%%

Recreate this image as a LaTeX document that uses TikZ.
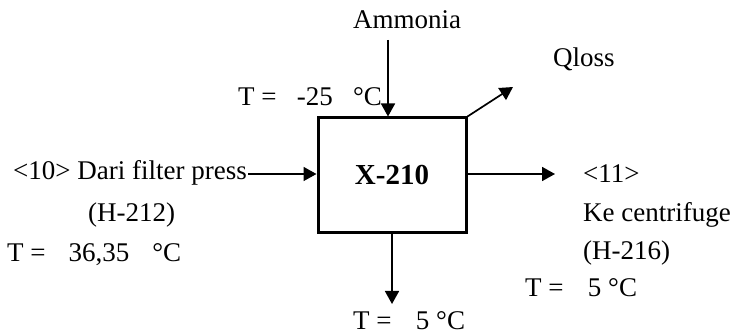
\documentclass[tikz,border=0pt]{standalone}
\usepackage{fontspec}
\setmainfont{Liberation Serif}
\usetikzlibrary{arrows.meta}
\begin{document}
\begin{tikzpicture}[x=1pt,y=-1pt,
  lbl/.style={anchor=base west,inner sep=0pt,font=\fontsize{27}{32}\selectfont},
  unitbox/.style={draw,line width=3pt,minimum width=148pt,minimum height=115pt,inner sep=0pt,font=\fontsize{29}{34}\selectfont\bfseries},
  flow/.style={line width=1.7pt,-{Triangle[length=13pt,width=14pt]}}]
\useasboundingbox (0,0) rectangle (739,336);
\node[unitbox] (box) at (392,175.5) {X-210};
\node[lbl] (amm) at (353,29) {Ammonia};
\node[lbl] (qloss) at (553,67) {Qloss};
\node[lbl] (tin) at (238,106) {T =\hspace{0.75em}-25\hspace{0.75em}°C};
\node[lbl] (l1) at (13,180) {<10> Dari filter press};
\node[lbl] (l2) at (88,222) {(H-212)};
\node[lbl] (l3) at (7,262) {T =\hspace{0.85em}36,35\hspace{0.85em}°C};
\node[lbl] (r1) at (583,183) {<11>};
\node[lbl] (r2) at (583,222) {Ke centrifuge};
\node[lbl] (r3) at (583,260) {(H-216)};
\node[lbl] (r4) at (525,297) {T =\hspace{0.9em}5 °C};
\node[lbl] (bt) at (353,330) {T =\hspace{0.9em}5 °C};
\coordinate (ammtop) at (388,40);
\coordinate (qend) at (513,87);
\coordinate (lstart) at (248,174);
\coordinate (rend) at (555,174);
\coordinate (bend) at (392,304);
\draw[flow] (ammtop) -- (ammtop |- box.north);
\draw[flow] (box.north east) -- (qend);
\draw[flow] (lstart) -- (lstart -| box.west);
\draw[flow] (rend -| box.east) -- (rend);
\draw[flow] (box.south) -- (bend);
\end{tikzpicture}
\end{document}
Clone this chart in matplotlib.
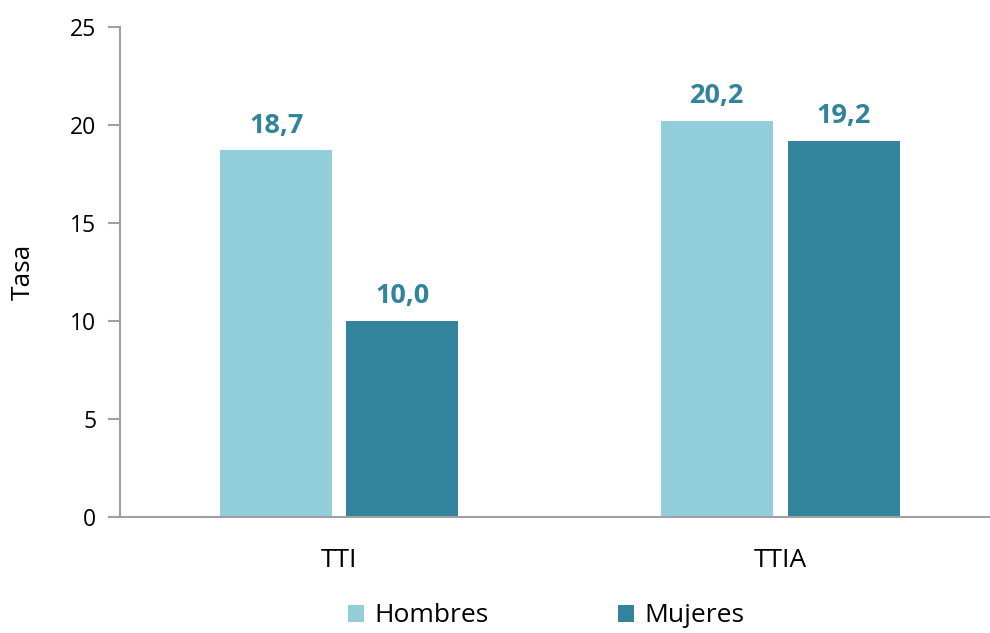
import matplotlib
matplotlib.use('Agg')
import matplotlib.pyplot as plt
import numpy as np

categories = ['TTI', 'TTIA']
hombres = [18.7, 20.2]
mujeres = [10.0, 19.2]
series_names = ['Hombres', 'Mujeres']
yticks = [0, 5, 10, 15, 20, 25]

C_LIGHT = '#92CDDC'
C_DARK = '#31849B'
AXIS_C = '#A0A0A0'

plt.rcParams['font.family'] = ['Open Sans', 'DejaVu Sans']

fig = plt.figure(figsize=(9.9, 6.33), dpi=100)
ax = fig.add_axes([120 / 990, 1 - 517 / 633, 1 - 120 / 990, (517 - 27) / 633])

x = np.arange(len(categories))
w = 0.254
off = 0.143
b1 = ax.bar(x - off, hombres, w, color=C_LIGHT, label=series_names[0])
b2 = ax.bar(x + off, mujeres, w, color=C_DARK, label=series_names[1])

for bars, vals in ((b1, hombres), (b2, mujeres)):
    for r, v in zip(bars, vals):
        ax.text(r.get_x() + r.get_width() / 2, v + 0.6, f'{v:.1f}'.replace('.', ','),
                ha='center', va='bottom', fontsize=19.5, fontweight='bold', color=C_DARK)

ax.set_xlim(-0.497, 1.475)
ax.set_ylim(0, 25)
ax.set_yticks(yticks)
ax.set_xticks(x)
ax.set_xticklabels(categories)
ax.tick_params(axis='y', length=9, width=1.5, color=AXIS_C, labelsize=16.5, pad=8)
ax.tick_params(axis='x', length=0, labelsize=19, pad=22)

for s in ('top', 'right'):
    ax.spines[s].set_visible(False)
for s in ('left', 'bottom'):
    ax.spines[s].set_color(AXIS_C)
    ax.spines[s].set_linewidth(1.5)
ax.spines['bottom'].set_bounds(-0.497 - 9 / 441, 1.475)
ax.spines['bottom'].set_clip_on(False)

ax.set_ylabel('Tasa', fontsize=19, labelpad=25)

leg = fig.legend(loc='center', bbox_to_anchor=(0.552, 1 - 616 / 633), ncol=2,
                 frameon=False, fontsize=19, handlelength=0.6, handleheight=0.6,
                 handletextpad=0.4, columnspacing=4.9)

fig.savefig('out.png', dpi=100)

%%

Apart from the pictures, the entries above are to be repeated in full and exactly.

Recreate this image as a LaTeX document that uses TikZ.
\documentclass[tikz,border=0pt]{standalone}
\usepackage{fontspec}
\setmainfont{Liberation Serif}
\usetikzlibrary{arrows.meta}
\begin{document}
\begin{tikzpicture}[x=1pt,y=-1pt,
  lbl/.style={anchor=base west,inner sep=0pt,font=\fontsize{27}{32}\selectfont},
  unitbox/.style={draw,line width=3pt,minimum width=148pt,minimum height=115pt,inner sep=0pt,font=\fontsize{29}{34}\selectfont\bfseries},
  flow/.style={line width=1.7pt,-{Triangle[length=13pt,width=14pt]}}]
\useasboundingbox (0,0) rectangle (739,336);
\node[unitbox] (box) at (392,175.5) {X-210};
\node[lbl] (amm) at (353,29) {Ammonia};
\node[lbl] (qloss) at (553,67) {Qloss};
\node[lbl] (tin) at (238,106) {T =\hspace{0.75em}-25\hspace{0.75em}°C};
\node[lbl] (l1) at (13,180) {<10> Dari filter press};
\node[lbl] (l2) at (88,222) {(H-212)};
\node[lbl] (l3) at (7,262) {T =\hspace{0.85em}36,35\hspace{0.85em}°C};
\node[lbl] (r1) at (583,183) {<11>};
\node[lbl] (r2) at (583,222) {Ke centrifuge};
\node[lbl] (r3) at (583,260) {(H-216)};
\node[lbl] (r4) at (525,297) {T =\hspace{0.9em}5 °C};
\node[lbl] (bt) at (353,330) {T =\hspace{0.9em}5 °C};
\coordinate (ammtop) at (388,40);
\coordinate (qend) at (513,87);
\coordinate (lstart) at (248,174);
\coordinate (rend) at (555,174);
\coordinate (bend) at (392,304);
\draw[flow] (ammtop) -- (ammtop |- box.north);
\draw[flow] (box.north east) -- (qend);
\draw[flow] (lstart) -- (lstart -| box.west);
\draw[flow] (rend -| box.east) -- (rend);
\draw[flow] (box.south) -- (bend);
\end{tikzpicture}
\end{document}
Clone this chart in matplotlib.
import matplotlib
matplotlib.use('Agg')
import matplotlib.pyplot as plt
import numpy as np

categories = ['TTI', 'TTIA']
hombres = [18.7, 20.2]
mujeres = [10.0, 19.2]
series_names = ['Hombres', 'Mujeres']
yticks = [0, 5, 10, 15, 20, 25]

C_LIGHT = '#92CDDC'
C_DARK = '#31849B'
AXIS_C = '#A0A0A0'

plt.rcParams['font.family'] = ['Open Sans', 'DejaVu Sans']

fig = plt.figure(figsize=(9.9, 6.33), dpi=100)
ax = fig.add_axes([120 / 990, 1 - 517 / 633, 1 - 120 / 990, (517 - 27) / 633])

x = np.arange(len(categories))
w = 0.254
off = 0.143
b1 = ax.bar(x - off, hombres, w, color=C_LIGHT, label=series_names[0])
b2 = ax.bar(x + off, mujeres, w, color=C_DARK, label=series_names[1])

for bars, vals in ((b1, hombres), (b2, mujeres)):
    for r, v in zip(bars, vals):
        ax.text(r.get_x() + r.get_width() / 2, v + 0.6, f'{v:.1f}'.replace('.', ','),
                ha='center', va='bottom', fontsize=19.5, fontweight='bold', color=C_DARK)

ax.set_xlim(-0.497, 1.475)
ax.set_ylim(0, 25)
ax.set_yticks(yticks)
ax.set_xticks(x)
ax.set_xticklabels(categories)
ax.tick_params(axis='y', length=9, width=1.5, color=AXIS_C, labelsize=16.5, pad=8)
ax.tick_params(axis='x', length=0, labelsize=19, pad=22)

for s in ('top', 'right'):
    ax.spines[s].set_visible(False)
for s in ('left', 'bottom'):
    ax.spines[s].set_color(AXIS_C)
    ax.spines[s].set_linewidth(1.5)
ax.spines['bottom'].set_bounds(-0.497 - 9 / 441, 1.475)
ax.spines['bottom'].set_clip_on(False)

ax.set_ylabel('Tasa', fontsize=19, labelpad=25)

leg = fig.legend(loc='center', bbox_to_anchor=(0.552, 1 - 616 / 633), ncol=2,
                 frameon=False, fontsize=19, handlelength=0.6, handleheight=0.6,
                 handletextpad=0.4, columnspacing=4.9)

fig.savefig('out.png', dpi=100)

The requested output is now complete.